1. 5082 POINTS
    J Paul Wilson CFP, CHFCPRO
    Certified Financial Planner, JPW Insurance Retirement Investments, Halifax, Nova Scotia, Canada
    Joe is the owner of policy and as the owner and if no contingent owner is named the ownership the policy would pass to Joe's estate. The policy would remain in force as long as the premiums are continued to be paid. Then of course there is the issue of a beneficiary in the event of John's death. Naming a contingent or successor owner is strongly recommended
    Answered on November 28, 2016
  2. 7479 POINTS
    Steve KobrinPRO
    President, The Firm of Steven H. Kobrin, LUTCF, 6-05 Saddle River Rd #103, Fair Lawn, NJ 07410
    It's a really good question.
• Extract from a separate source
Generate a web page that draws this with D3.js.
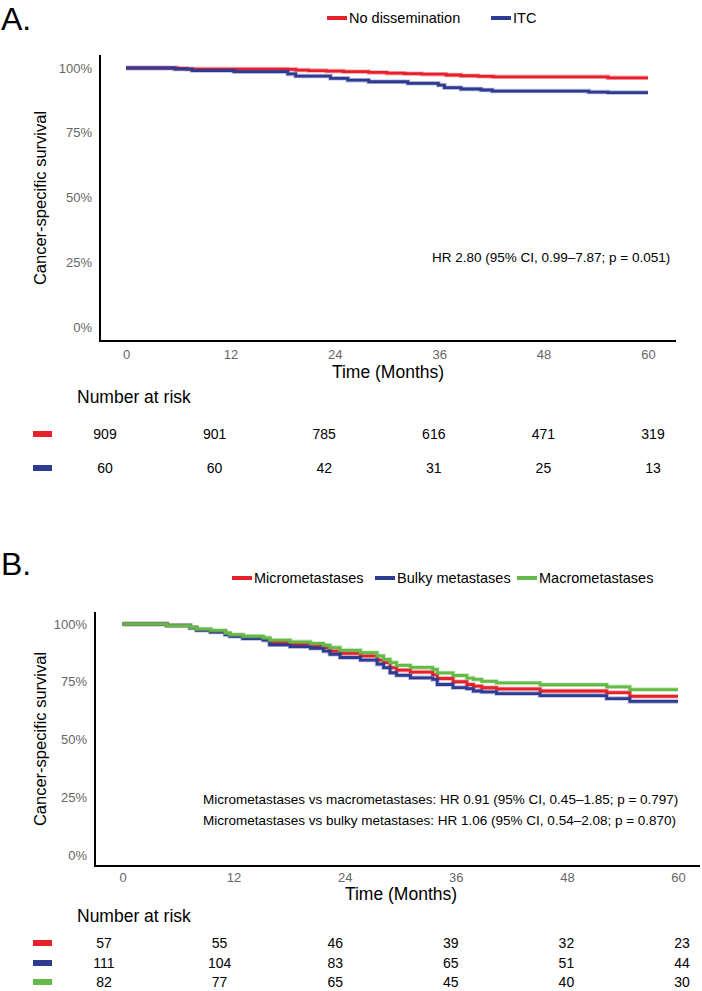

It makes you think about who is going to manage your estate when you pass on. Who will own your assets, including your life insurance? Who will pay for that policy?
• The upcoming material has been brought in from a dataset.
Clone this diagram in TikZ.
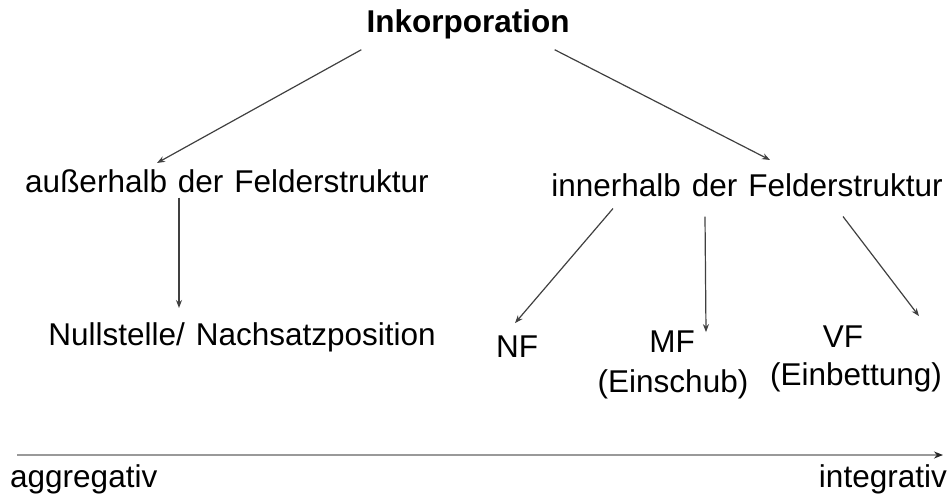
\documentclass[tikz,border=0pt]{standalone}
\usepackage{fontspec}
\setmainfont[WordSpace=1.25]{Liberation Sans}
\usetikzlibrary{arrows.meta, calc}

\begin{document}
\begin{tikzpicture}[x=1pt, y=-1pt, >={Stealth[length=8pt, width=6pt]},
    font=\fontsize{31.5pt}{37pt}\selectfont,
    lbl/.style={inner sep=0pt, anchor=base},
    pfeil/.style={->, line width=1.2pt, black!75}]
    \useasboundingbox (0,0) rectangle (949,496);

    % Oberbegriff
    \node[lbl, font=\fontsize{31.5pt}{37pt}\selectfont\bfseries] (inkorp) at (468,32) {Inkorporation};

    % zweite Ebene
    \node[lbl] (aus) at (227,192) {außerhalb der Felderstruktur};
    \node[lbl] (inner) at (747,196) {innerhalb der Felderstruktur};

    % dritte Ebene
    \node[lbl] (null) at (242,345) {Nullstelle/ Nachsatzposition};
    \node[lbl] (nf) at (517,357) {NF};
    \node[lbl] (mf) at (672,352) {MF};
    \node[lbl] (mfzusatz) at (673,392) {(Einschub)};
    \node[lbl] (vf) at (843,347) {VF};
    \node[lbl] (vfzusatz) at (856,385) {(Einbettung)};

    % Pfeile
    \draw[pfeil] ($(inkorp.south west)+(-5,11)$) -- ($(aus.north)+(-70,-6)$);
    \draw[pfeil] ($(inkorp.south east)+(-15,11)$) -- ($(inner.north)+(23,-13)$);
    \draw[pfeil] ($(aus.south)+(-48,5)$) -- ($(null.north)+(-63,-14)$);
    \draw[pfeil] ($(inner.south)+(-134,12)$) -- ($(nf.north)+(-2,-12)$);
    \draw[pfeil] ($(inner.south)+(-42,20)$) -- ($(mf.north)+(34,2)$);
    \draw[pfeil] ($(inner.south)+(96,20)$) -- ($(vf.north)+(76,-9)$);

    % Skala unten
    \coordinate (links) at (17,455);
    \coordinate (rechts) at (943,455);
    \draw[line width=2.8pt, black!40, -{Stealth[length=9pt, width=7pt, black!85]}] (links) -- (rechts);
    \node[lbl, anchor=base west] (aggr) at (10,487) {aggregativ};
    \node[lbl, anchor=base east] (integr) at (947,487) {integrativ};
\end{tikzpicture}
\end{document}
    If Joe dies, then who will pay for the insurance on John? It could be that the coverage would no longer be needed, so the policy could lapse or be surrendered. But what if the coverage is still needed, for example to take care of debts in Joe’s estate? He really needs to designate an executor to keep up premium payments. The insurance carrier would need that person to step forward and contact them to take over the policy.

    Let's suppose that Joe wanted some kind a division of labor: his executor - perhaps his accountant, or other professional advisor – could take care of his general estate, but another person, such as his brother, would manage the life insurance - maybe to keep it all in the family. In that case he should name his brother as a successor owner so he would have full control.